GOAL » Every line below should be copied exactly; drop the pictures.

# start of SUPPLIED INFORMATION

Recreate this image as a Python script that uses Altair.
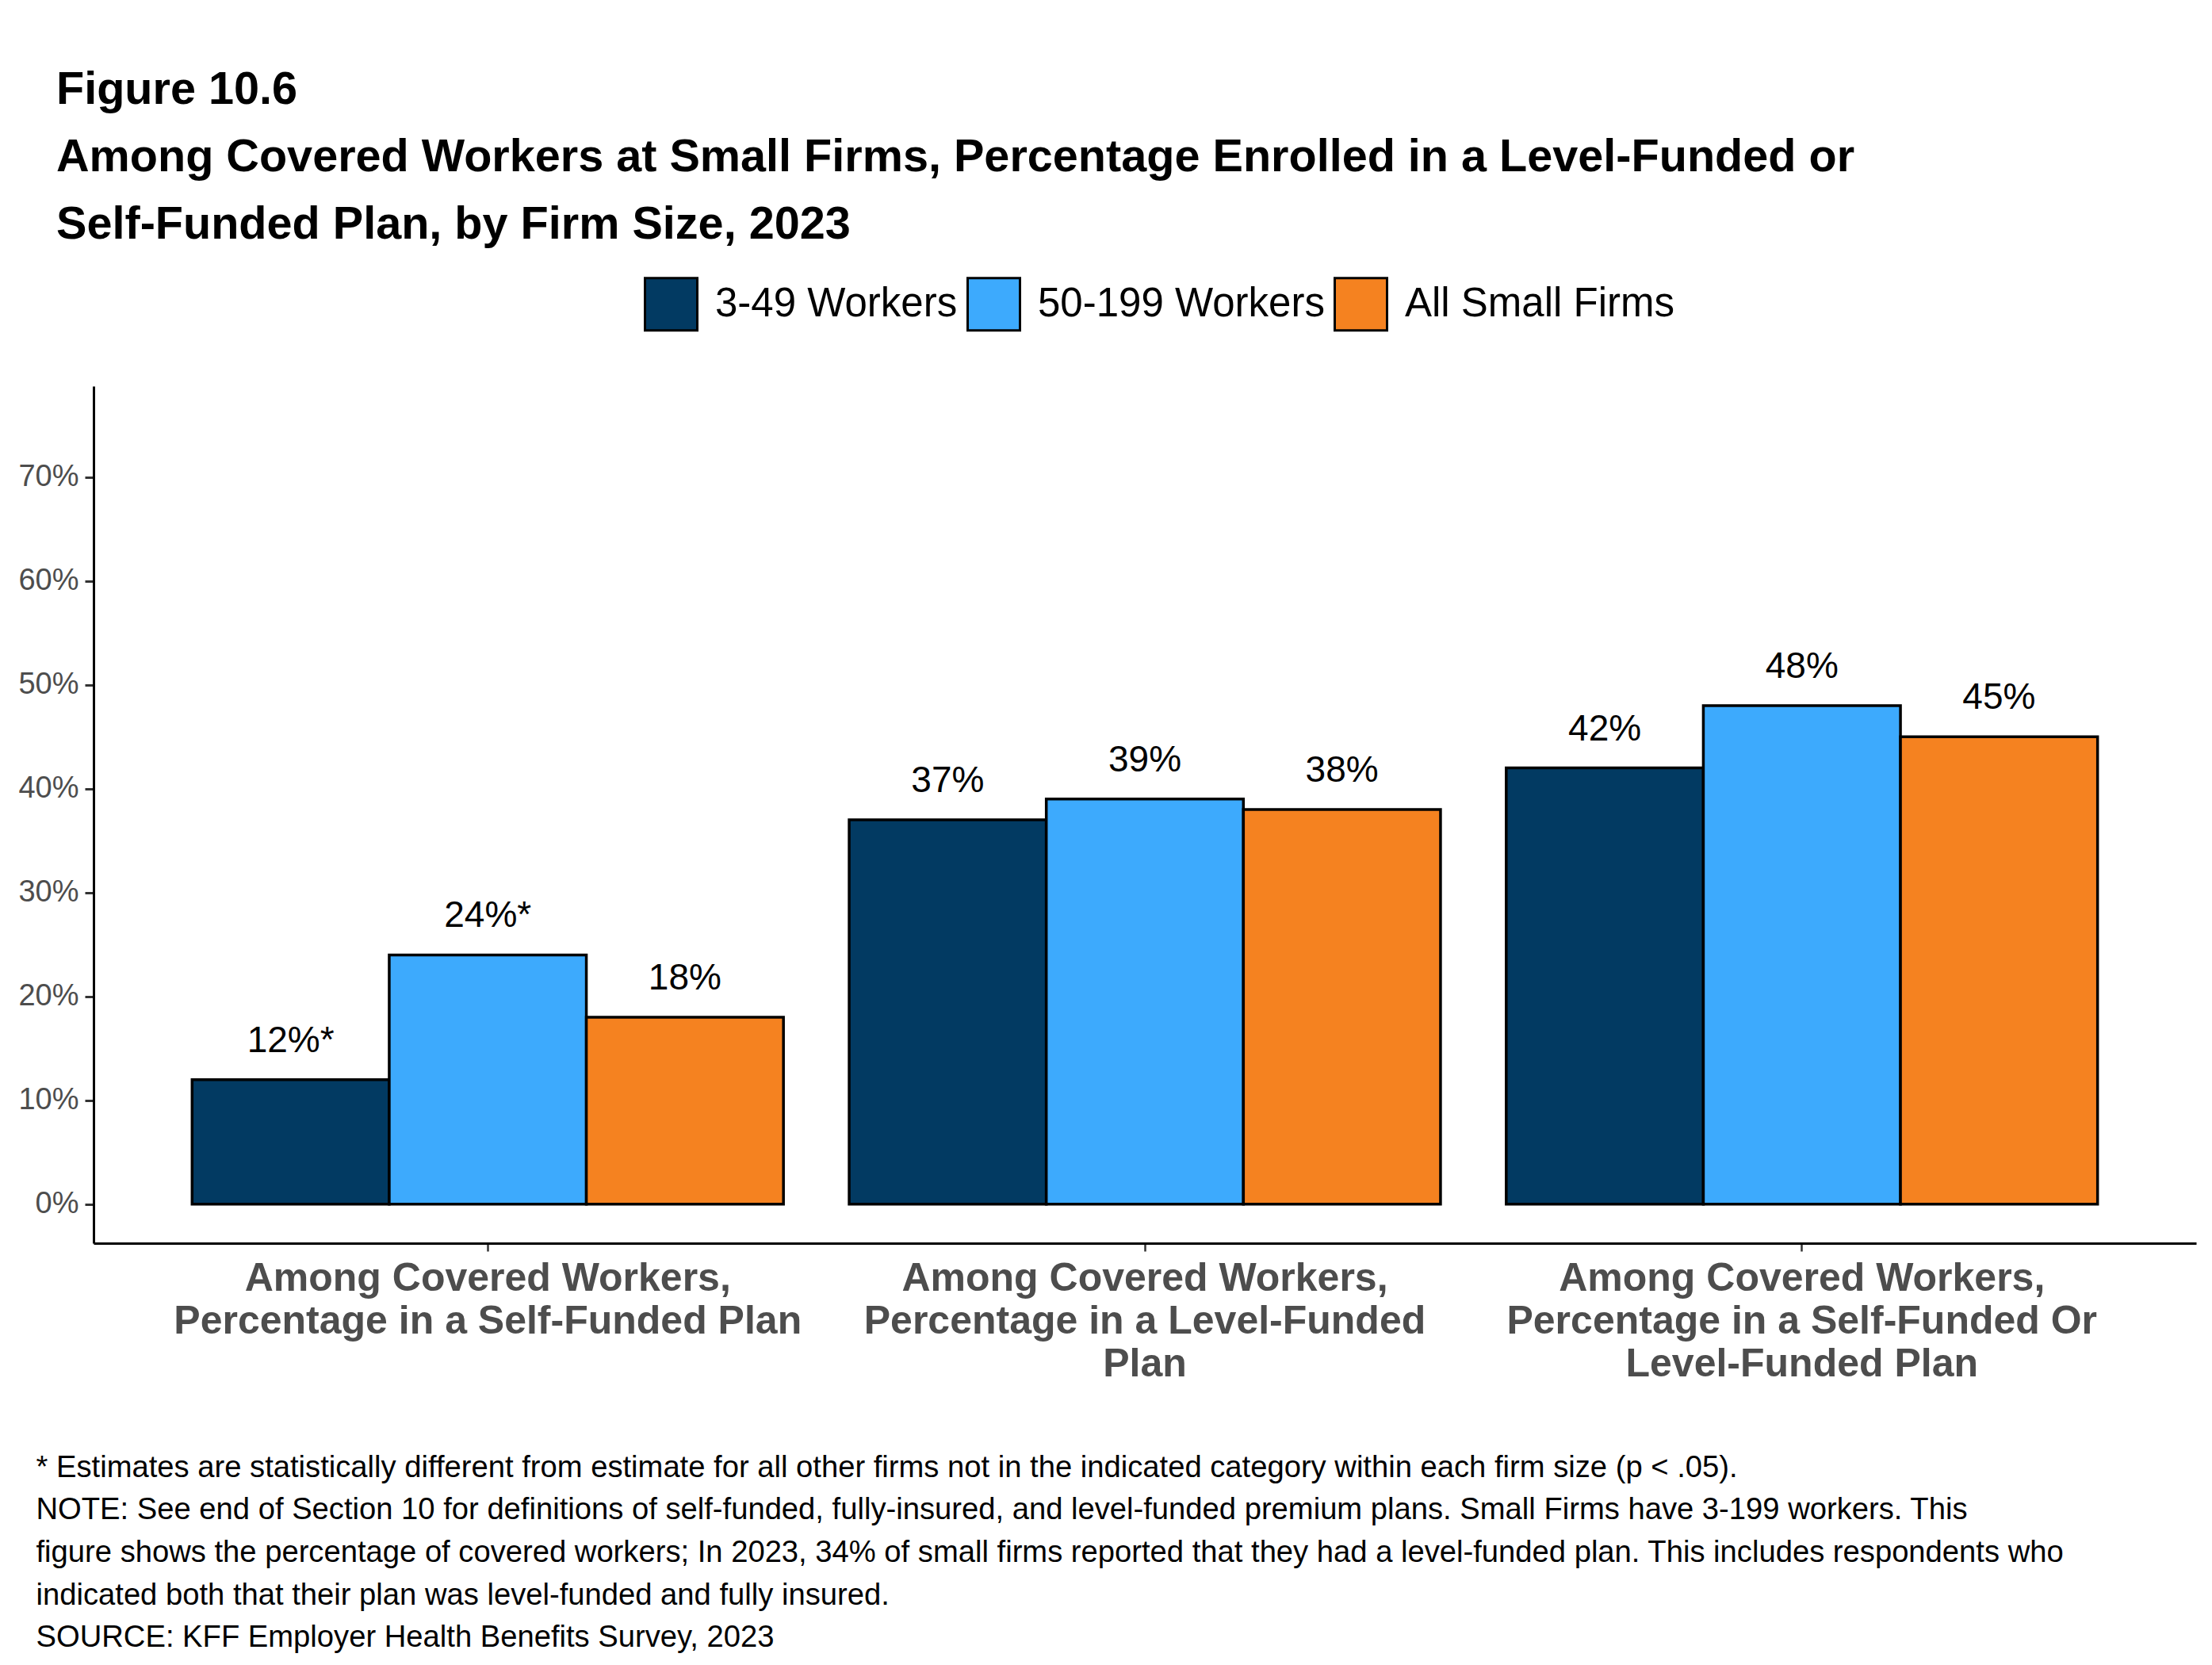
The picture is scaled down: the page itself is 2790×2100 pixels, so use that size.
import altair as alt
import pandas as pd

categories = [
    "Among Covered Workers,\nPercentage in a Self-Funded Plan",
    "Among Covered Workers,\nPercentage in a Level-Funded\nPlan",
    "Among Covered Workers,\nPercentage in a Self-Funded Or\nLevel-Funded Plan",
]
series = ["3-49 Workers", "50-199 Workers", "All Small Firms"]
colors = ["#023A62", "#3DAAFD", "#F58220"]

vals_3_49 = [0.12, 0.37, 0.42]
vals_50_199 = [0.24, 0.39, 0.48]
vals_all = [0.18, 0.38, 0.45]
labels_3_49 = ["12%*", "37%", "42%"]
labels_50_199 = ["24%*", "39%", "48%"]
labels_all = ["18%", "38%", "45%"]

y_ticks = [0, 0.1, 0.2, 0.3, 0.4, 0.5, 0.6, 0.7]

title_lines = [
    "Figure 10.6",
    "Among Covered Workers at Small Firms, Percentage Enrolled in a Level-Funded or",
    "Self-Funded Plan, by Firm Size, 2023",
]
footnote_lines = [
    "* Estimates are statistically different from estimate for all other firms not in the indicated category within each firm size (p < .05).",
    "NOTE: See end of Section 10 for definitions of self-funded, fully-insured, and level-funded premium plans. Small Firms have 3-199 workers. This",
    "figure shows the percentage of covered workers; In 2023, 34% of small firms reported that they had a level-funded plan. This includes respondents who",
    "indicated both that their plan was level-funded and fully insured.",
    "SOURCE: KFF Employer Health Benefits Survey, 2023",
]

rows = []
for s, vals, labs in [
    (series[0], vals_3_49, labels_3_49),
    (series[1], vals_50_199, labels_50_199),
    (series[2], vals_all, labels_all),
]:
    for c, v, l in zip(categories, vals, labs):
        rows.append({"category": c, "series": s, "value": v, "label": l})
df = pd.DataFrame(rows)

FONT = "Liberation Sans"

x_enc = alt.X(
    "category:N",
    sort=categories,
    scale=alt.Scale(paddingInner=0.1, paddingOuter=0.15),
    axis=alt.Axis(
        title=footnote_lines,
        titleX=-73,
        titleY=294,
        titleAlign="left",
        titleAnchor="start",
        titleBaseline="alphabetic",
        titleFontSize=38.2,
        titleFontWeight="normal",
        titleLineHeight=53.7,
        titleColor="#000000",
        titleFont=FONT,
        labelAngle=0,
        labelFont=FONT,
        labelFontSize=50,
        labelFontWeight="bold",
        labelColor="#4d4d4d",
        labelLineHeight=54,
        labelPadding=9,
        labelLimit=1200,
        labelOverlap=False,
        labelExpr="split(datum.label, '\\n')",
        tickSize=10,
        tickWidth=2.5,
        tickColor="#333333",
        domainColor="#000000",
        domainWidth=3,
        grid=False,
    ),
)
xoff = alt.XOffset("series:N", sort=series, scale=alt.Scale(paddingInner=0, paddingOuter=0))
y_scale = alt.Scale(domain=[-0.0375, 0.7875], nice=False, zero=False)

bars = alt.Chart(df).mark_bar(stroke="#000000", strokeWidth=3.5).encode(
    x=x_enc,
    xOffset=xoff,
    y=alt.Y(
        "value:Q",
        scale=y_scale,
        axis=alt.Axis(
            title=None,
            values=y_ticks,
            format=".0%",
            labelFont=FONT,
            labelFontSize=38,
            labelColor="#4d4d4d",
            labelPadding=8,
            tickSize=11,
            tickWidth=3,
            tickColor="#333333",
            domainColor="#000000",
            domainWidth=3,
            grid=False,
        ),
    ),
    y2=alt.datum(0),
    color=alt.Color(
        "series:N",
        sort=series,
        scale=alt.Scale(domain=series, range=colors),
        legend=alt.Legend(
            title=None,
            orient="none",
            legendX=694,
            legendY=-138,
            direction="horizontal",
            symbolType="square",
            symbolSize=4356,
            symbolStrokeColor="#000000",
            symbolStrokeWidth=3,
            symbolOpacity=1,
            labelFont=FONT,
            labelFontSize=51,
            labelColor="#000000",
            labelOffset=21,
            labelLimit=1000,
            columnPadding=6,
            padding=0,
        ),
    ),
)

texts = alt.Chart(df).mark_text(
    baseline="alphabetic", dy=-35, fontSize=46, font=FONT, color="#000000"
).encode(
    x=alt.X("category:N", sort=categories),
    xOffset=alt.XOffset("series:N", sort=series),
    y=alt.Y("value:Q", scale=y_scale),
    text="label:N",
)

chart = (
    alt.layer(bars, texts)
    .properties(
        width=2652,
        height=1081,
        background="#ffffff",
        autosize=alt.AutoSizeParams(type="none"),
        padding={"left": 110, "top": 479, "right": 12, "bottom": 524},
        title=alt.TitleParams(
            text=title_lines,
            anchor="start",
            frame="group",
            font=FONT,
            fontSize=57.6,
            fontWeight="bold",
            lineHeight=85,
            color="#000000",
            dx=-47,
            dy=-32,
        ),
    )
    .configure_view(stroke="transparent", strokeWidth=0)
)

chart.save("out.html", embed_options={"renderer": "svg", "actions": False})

# end of SUPPLIED INFORMATION

FULL ANSWER »
Recreate this image as a Python script that uses Altair.
The picture is scaled down: the page itself is 2790×2100 pixels, so use that size.
import altair as alt
import pandas as pd

categories = [
    "Among Covered Workers,\nPercentage in a Self-Funded Plan",
    "Among Covered Workers,\nPercentage in a Level-Funded\nPlan",
    "Among Covered Workers,\nPercentage in a Self-Funded Or\nLevel-Funded Plan",
]
series = ["3-49 Workers", "50-199 Workers", "All Small Firms"]
colors = ["#023A62", "#3DAAFD", "#F58220"]

vals_3_49 = [0.12, 0.37, 0.42]
vals_50_199 = [0.24, 0.39, 0.48]
vals_all = [0.18, 0.38, 0.45]
labels_3_49 = ["12%*", "37%", "42%"]
labels_50_199 = ["24%*", "39%", "48%"]
labels_all = ["18%", "38%", "45%"]

y_ticks = [0, 0.1, 0.2, 0.3, 0.4, 0.5, 0.6, 0.7]

title_lines = [
    "Figure 10.6",
    "Among Covered Workers at Small Firms, Percentage Enrolled in a Level-Funded or",
    "Self-Funded Plan, by Firm Size, 2023",
]
footnote_lines = [
    "* Estimates are statistically different from estimate for all other firms not in the indicated category within each firm size (p < .05).",
    "NOTE: See end of Section 10 for definitions of self-funded, fully-insured, and level-funded premium plans. Small Firms have 3-199 workers. This",
    "figure shows the percentage of covered workers; In 2023, 34% of small firms reported that they had a level-funded plan. This includes respondents who",
    "indicated both that their plan was level-funded and fully insured.",
    "SOURCE: KFF Employer Health Benefits Survey, 2023",
]

rows = []
for s, vals, labs in [
    (series[0], vals_3_49, labels_3_49),
    (series[1], vals_50_199, labels_50_199),
    (series[2], vals_all, labels_all),
]:
    for c, v, l in zip(categories, vals, labs):
        rows.append({"category": c, "series": s, "value": v, "label": l})
df = pd.DataFrame(rows)

FONT = "Liberation Sans"

x_enc = alt.X(
    "category:N",
    sort=categories,
    scale=alt.Scale(paddingInner=0.1, paddingOuter=0.15),
    axis=alt.Axis(
        title=footnote_lines,
        titleX=-73,
        titleY=294,
        titleAlign="left",
        titleAnchor="start",
        titleBaseline="alphabetic",
        titleFontSize=38.2,
        titleFontWeight="normal",
        titleLineHeight=53.7,
        titleColor="#000000",
        titleFont=FONT,
        labelAngle=0,
        labelFont=FONT,
        labelFontSize=50,
        labelFontWeight="bold",
        labelColor="#4d4d4d",
        labelLineHeight=54,
        labelPadding=9,
        labelLimit=1200,
        labelOverlap=False,
        labelExpr="split(datum.label, '\\n')",
        tickSize=10,
        tickWidth=2.5,
        tickColor="#333333",
        domainColor="#000000",
        domainWidth=3,
        grid=False,
    ),
)
xoff = alt.XOffset("series:N", sort=series, scale=alt.Scale(paddingInner=0, paddingOuter=0))
y_scale = alt.Scale(domain=[-0.0375, 0.7875], nice=False, zero=False)

bars = alt.Chart(df).mark_bar(stroke="#000000", strokeWidth=3.5).encode(
    x=x_enc,
    xOffset=xoff,
    y=alt.Y(
        "value:Q",
        scale=y_scale,
        axis=alt.Axis(
            title=None,
            values=y_ticks,
            format=".0%",
            labelFont=FONT,
            labelFontSize=38,
            labelColor="#4d4d4d",
            labelPadding=8,
            tickSize=11,
            tickWidth=3,
            tickColor="#333333",
            domainColor="#000000",
            domainWidth=3,
            grid=False,
        ),
    ),
    y2=alt.datum(0),
    color=alt.Color(
        "series:N",
        sort=series,
        scale=alt.Scale(domain=series, range=colors),
        legend=alt.Legend(
            title=None,
            orient="none",
            legendX=694,
            legendY=-138,
            direction="horizontal",
            symbolType="square",
            symbolSize=4356,
            symbolStrokeColor="#000000",
            symbolStrokeWidth=3,
            symbolOpacity=1,
            labelFont=FONT,
            labelFontSize=51,
            labelColor="#000000",
            labelOffset=21,
            labelLimit=1000,
            columnPadding=6,
            padding=0,
        ),
    ),
)

texts = alt.Chart(df).mark_text(
    baseline="alphabetic", dy=-35, fontSize=46, font=FONT, color="#000000"
).encode(
    x=alt.X("category:N", sort=categories),
    xOffset=alt.XOffset("series:N", sort=series),
    y=alt.Y("value:Q", scale=y_scale),
    text="label:N",
)

chart = (
    alt.layer(bars, texts)
    .properties(
        width=2652,
        height=1081,
        background="#ffffff",
        autosize=alt.AutoSizeParams(type="none"),
        padding={"left": 110, "top": 479, "right": 12, "bottom": 524},
        title=alt.TitleParams(
            text=title_lines,
            anchor="start",
            frame="group",
            font=FONT,
            fontSize=57.6,
            fontWeight="bold",
            lineHeight=85,
            color="#000000",
            dx=-47,
            dy=-32,
        ),
    )
    .configure_view(stroke="transparent", strokeWidth=0)
)

chart.save("out.html", embed_options={"renderer": "svg", "actions": False})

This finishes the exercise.